__Given entries__
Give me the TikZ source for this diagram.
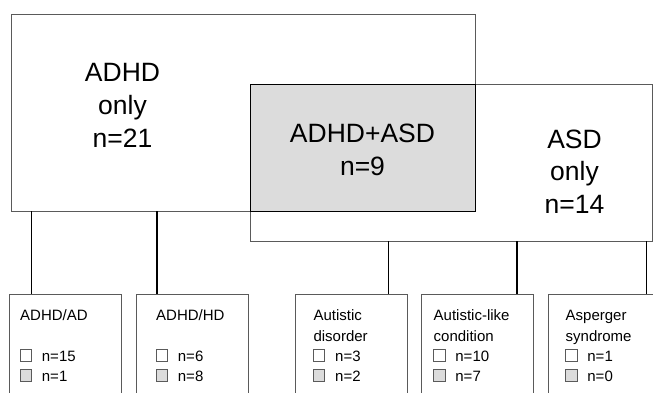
\documentclass[tikz,border=0pt]{standalone}
\usepackage{fontspec}
\setmainfont{Liberation Sans}
\definecolor{boxgray}{RGB}{220,220,220}
\definecolor{edge}{RGB}{90,90,90}
\tikzset{
  bigbox/.style={draw=edge, line width=0.9pt, fill=white, anchor=north west, inner sep=0pt, outer sep=0pt},
  smallbox/.style={draw=edge, line width=0.9pt, fill=white, anchor=north west, inner sep=0pt, outer sep=0pt,
    minimum width=112pt, minimum height=120pt},
  bigtxt/.style={anchor=base, inner sep=0pt, font=\fontsize{26.5}{32}\selectfont},
  smalltxt/.style={anchor=base west, inner sep=0pt, font=\fontsize{15}{19}\selectfont},
  chk/.style={draw=edge, line width=0.7pt, anchor=south west, inner sep=0pt, outer sep=0pt, minimum width=11.5pt, minimum height=12pt},
  conn/.style={draw=black, line width=1.1pt}
}
\begin{document}
\begin{tikzpicture}[x=1pt,y=-1pt]
\clip (0,0) rectangle (653,392);
\fill[white] (0,0) rectangle (653,392);
% top boxes
\node[bigbox, minimum width=464pt, minimum height=196.3pt] (adhd) at (11,14.7) {};
\node[bigbox, minimum width=402pt, minimum height=157pt] (asd) at (250,84.3) {};
\node[bigbox, fill=boxgray, draw=black, minimum width=225pt, minimum height=126.7pt] (both) at (250,84.3) {};
% top labels
\node[bigtxt] (a1) at (122.5,81.7) {ADHD};
\node[bigtxt] (a2) at (122.5,114.5) {only};
\node[bigtxt] (a3) at (122.5,147.3) {n=21};
\node[bigtxt] (m1) at (362.5,142) {ADHD+ASD};
\node[bigtxt] (m2) at (362.5,175) {n=9};
\node[bigtxt] (s1) at (574.5,148.3) {ASD};
\node[bigtxt] (s2) at (574.5,180.8) {only};
\node[bigtxt] (s3) at (574.5,213.3) {n=14};
% bottom boxes
\node[smallbox] (b1) at (9.3,294) {};
\node[smallbox] (b2) at (136.7,294) {};
\node[smallbox] (b3) at (295.7,294) {};
\node[smallbox] (b4) at (421.7,294) {};
\node[smallbox] (b5) at (548.3,294) {};
% connectors
\coordinate (k1) at (31.7,294);
\coordinate (k2) at (157,294);
\coordinate (k3) at (388.7,294);
\coordinate (k4) at (517,294);
\coordinate (k5) at (646.7,294);
\draw[conn] (adhd.south -| k1) -- (k1);
\draw[conn] (adhd.south -| k2) -- (k2);
\draw[conn] (asd.south -| k3) -- (k3);
\draw[conn] (asd.south -| k4) -- (k4);
\draw[conn] (asd.south -| k5) -- (k5);
% box contents
\node[smalltxt] (t1a) at (20,320) {ADHD/AD};
\node[chk] (c1a) at (20,361.7) {};
\node[smalltxt] (n1a) at (41.7,361.5) {n=15};
\node[chk, fill=boxgray] (c1b) at (20,381.7) {};
\node[smalltxt] (n1b) at (41.7,381.5) {n=1};

\node[smalltxt] (t2a) at (156,320) {ADHD/HD};
\node[chk] (c2a) at (156,361.7) {};
\node[smalltxt] (n2a) at (177.7,361.5) {n=6};
\node[chk, fill=boxgray] (c2b) at (156,381.7) {};
\node[smalltxt] (n2b) at (177.7,381.5) {n=8};

\node[smalltxt] (t3a) at (313.3,320) {Autistic};
\node[smalltxt] (t3b) at (313.3,341.2) {disorder};
\node[chk] (c3a) at (313.3,361.2) {};
\node[smalltxt] (n3a) at (335,361) {n=3};
\node[chk, fill=boxgray] (c3b) at (313.3,381.2) {};
\node[smalltxt] (n3b) at (335,381) {n=2};

\node[smalltxt] (t4a) at (433.5,320) {Autistic-like};
\node[smalltxt] (t4b) at (433.5,341.2) {condition};
\node[chk] (c4a) at (433.5,361.2) {};
\node[smalltxt] (n4a) at (455.2,361) {n=10};
\node[chk, fill=boxgray] (c4b) at (433.5,381.2) {};
\node[smalltxt] (n4b) at (455.2,381) {n=7};

\node[smalltxt] (t5a) at (565.5,320) {Asperger};
\node[smalltxt] (t5b) at (565.5,341.2) {syndrome};
\node[chk] (c5a) at (565.5,361.2) {};
\node[smalltxt] (n5a) at (587.2,361) {n=1};
\node[chk, fill=boxgray] (c5b) at (565.5,381.2) {};
\node[smalltxt] (n5b) at (587.2,381) {n=0};
\end{tikzpicture}
\end{document}
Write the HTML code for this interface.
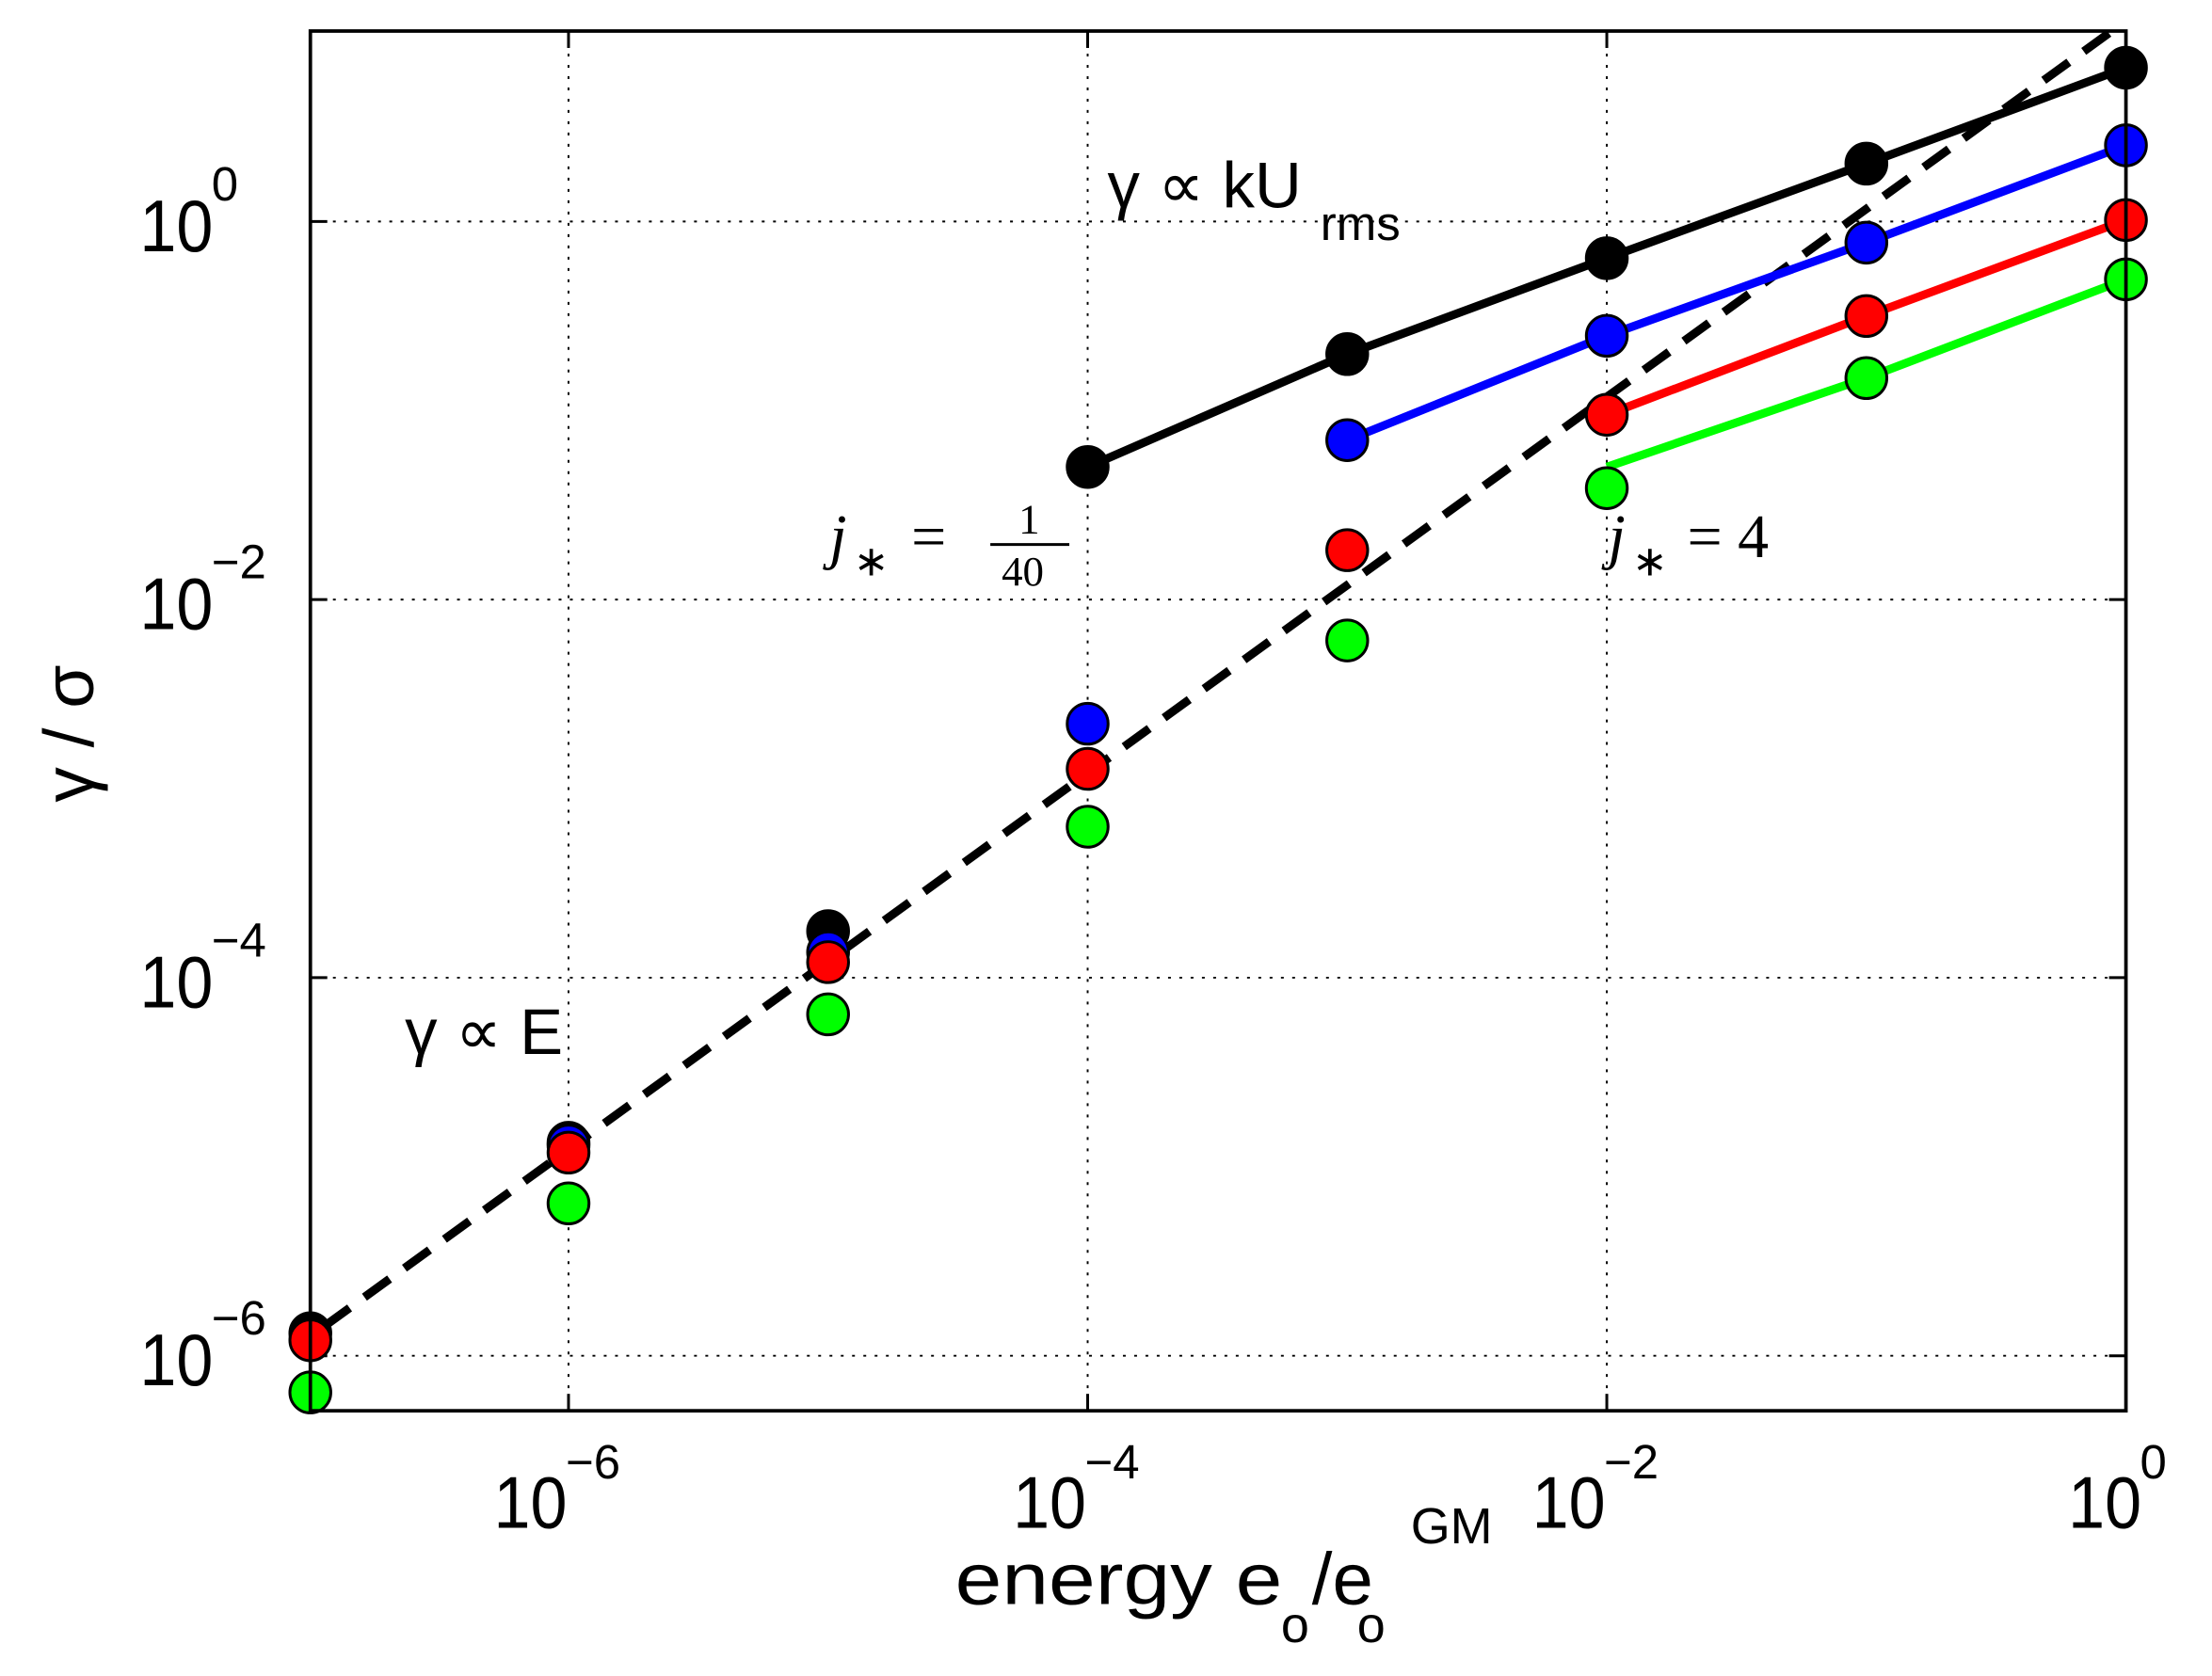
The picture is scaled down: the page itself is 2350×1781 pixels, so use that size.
<!DOCTYPE html>
<html><head><meta charset="utf-8"><style>html,body{margin:0;padding:0;background:#fff}svg{display:block}</style></head>
<body>
<svg width="2350" height="1781" viewBox="0 0 1568 1188" preserveAspectRatio="none" xmlns="http://www.w3.org/2000/svg">
<rect width="1568" height="1188" fill="#fff"/>
<g stroke="#000" stroke-width="1.3" stroke-dasharray="2,6" fill="none">
<line x1="403" y1="22" x2="403" y2="1000"/><line x1="771" y1="22" x2="771" y2="1000"/><line x1="1139" y1="22" x2="1139" y2="1000"/>
<line x1="220" y1="157" x2="1507" y2="157"/><line x1="220" y1="425" x2="1507" y2="425"/><line x1="220" y1="693" x2="1507" y2="693"/><line x1="220" y1="961" x2="1507" y2="961"/>
</g>
<g stroke="#000" stroke-width="2">
<line x1="403" y1="1000" x2="403" y2="988"/><line x1="771" y1="1000" x2="771" y2="988"/><line x1="1139" y1="1000" x2="1139" y2="988"/>
<line x1="403" y1="22" x2="403" y2="34"/><line x1="771" y1="22" x2="771" y2="34"/><line x1="1139" y1="22" x2="1139" y2="34"/>
<line x1="220" y1="157" x2="232" y2="157"/><line x1="220" y1="425" x2="232" y2="425"/><line x1="220" y1="693" x2="232" y2="693"/><line x1="220" y1="961" x2="232" y2="961"/>
<line x1="1507" y1="157" x2="1495" y2="157"/><line x1="1507" y1="425" x2="1495" y2="425"/><line x1="1507" y1="693" x2="1495" y2="693"/><line x1="1507" y1="961" x2="1495" y2="961"/>
</g>
<line x1="230" y1="940" x2="1497" y2="22" stroke="#000" stroke-width="6" stroke-dasharray="22,13"/>
<g stroke-width="6" fill="none">
<polyline points="771,331 955,251 1139,183 1323,116 1507,48" stroke="#000"/>
<polyline points="955,312 1139,238 1323,172 1507,103" stroke="#00f"/>
<polyline points="1139,294 1323,224 1507,156" stroke="#f00"/>
<polyline points="1139,331 1323,268 1507,198" stroke="#0f0"/>
</g>
<g stroke="#000" stroke-width="2">
<g fill="#000"><circle cx="771" cy="331" r="14.5"/><circle cx="955" cy="251" r="14.5"/><circle cx="1139" cy="183" r="14.5"/><circle cx="1323" cy="116" r="14.5"/><circle cx="1507" cy="48" r="14.5"/><circle cx="587" cy="660" r="14.5"/><circle cx="403" cy="810" r="14.5"/><circle cx="220" cy="945" r="14.5"/></g>
<g fill="#00f"><circle cx="955" cy="312" r="14.5"/><circle cx="1139" cy="238" r="14.5"/><circle cx="1323" cy="172" r="14.5"/><circle cx="1507" cy="103" r="14.5"/><circle cx="771" cy="513" r="14.5"/><circle cx="587" cy="675" r="14.5"/><circle cx="403" cy="812" r="14.5"/></g>
<g fill="#f00"><circle cx="1139" cy="294" r="14.5"/><circle cx="1323" cy="224" r="14.5"/><circle cx="1507" cy="156" r="14.5"/><circle cx="955" cy="390" r="14.5"/><circle cx="771" cy="545" r="14.5"/><circle cx="587" cy="682" r="14.5"/><circle cx="403" cy="817" r="14.5"/><circle cx="220" cy="950" r="14.5"/></g>
<g fill="#0f0"><circle cx="1139" cy="346" r="14.5"/><circle cx="1323" cy="268" r="14.5"/><circle cx="1507" cy="198" r="14.5"/><circle cx="955" cy="454" r="14.5"/><circle cx="771" cy="586" r="14.5"/><circle cx="587" cy="719" r="14.5"/><circle cx="403" cy="853" r="14.5"/><circle cx="220" cy="987" r="14.5"/></g>
</g>
<rect x="220" y="22" width="1287" height="978" fill="none" stroke="#000" stroke-width="2.5"/>
<g font-family="Liberation Sans, sans-serif" fill="#000">
<g font-size="52">
<text x="99" y="178" textLength="52" lengthAdjust="spacingAndGlyphs">10</text><text x="150" y="142" font-size="34">0</text>
<text x="99" y="446" textLength="52" lengthAdjust="spacingAndGlyphs">10</text><text x="150" y="410" font-size="34">−2</text>
<text x="99" y="714" textLength="52" lengthAdjust="spacingAndGlyphs">10</text><text x="150" y="678" font-size="34">−4</text>
<text x="99" y="982" textLength="52" lengthAdjust="spacingAndGlyphs">10</text><text x="150" y="946" font-size="34">−6</text>
<text x="350" y="1083" textLength="52" lengthAdjust="spacingAndGlyphs">10</text><text x="401" y="1048" font-size="34">−6</text>
<text x="718" y="1083" textLength="52" lengthAdjust="spacingAndGlyphs">10</text><text x="769" y="1048" font-size="34">−4</text>
<text x="1086" y="1083" textLength="52" lengthAdjust="spacingAndGlyphs">10</text><text x="1137" y="1048" font-size="34">−2</text>
<text x="1466" y="1083" textLength="52" lengthAdjust="spacingAndGlyphs">10</text><text x="1517" y="1048" font-size="34">0</text>
</g>
<text x="677" y="1137" font-size="52" textLength="232" lengthAdjust="spacingAndGlyphs">energy e</text>
<text x="908" y="1164" font-size="36">o</text>
<text x="930" y="1137" font-size="52">/e</text>
<text x="962" y="1164" font-size="36">o</text>
<text x="1000" y="1094" font-size="36">GM</text>
<text transform="translate(66,520) rotate(-90)" text-anchor="middle" font-size="50">γ / σ</text>
<text x="785" y="147" font-size="46">γ ∝ kU</text><text x="936" y="170" font-size="34">rms</text>
<text x="287" y="747" font-size="46">γ ∝ E</text>
</g>
<g font-family="Liberation Serif, serif" fill="#000" font-size="44">
<text x="588" y="395" font-style="italic">j</text><text x="605" y="408" font-size="30">∗</text><text x="646" y="395">=</text>
<text x="722" y="378" font-size="30">1</text><line x1="702" y1="386" x2="758" y2="386" stroke="#000" stroke-width="2"/><text x="710" y="415" font-size="30">40</text>
<text x="1140" y="395" font-style="italic">j</text><text x="1157" y="408" font-size="30">∗</text><text x="1196" y="395">= 4</text>
</g>
</svg>
</body></html>
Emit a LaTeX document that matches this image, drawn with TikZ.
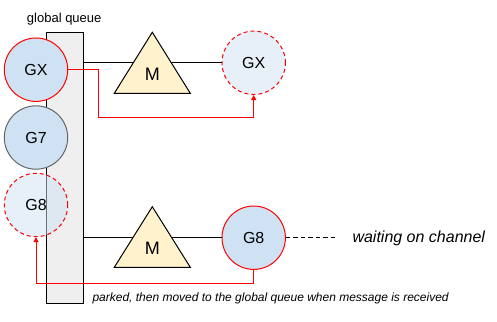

__Direction__
Locate the lines above that contain "this" and copy them.

__Exercise result__
Give me the TikZ source for this diagram.
Write the HTML code for this interface.
Emit a LaTeX document that matches this image, drawn with TikZ.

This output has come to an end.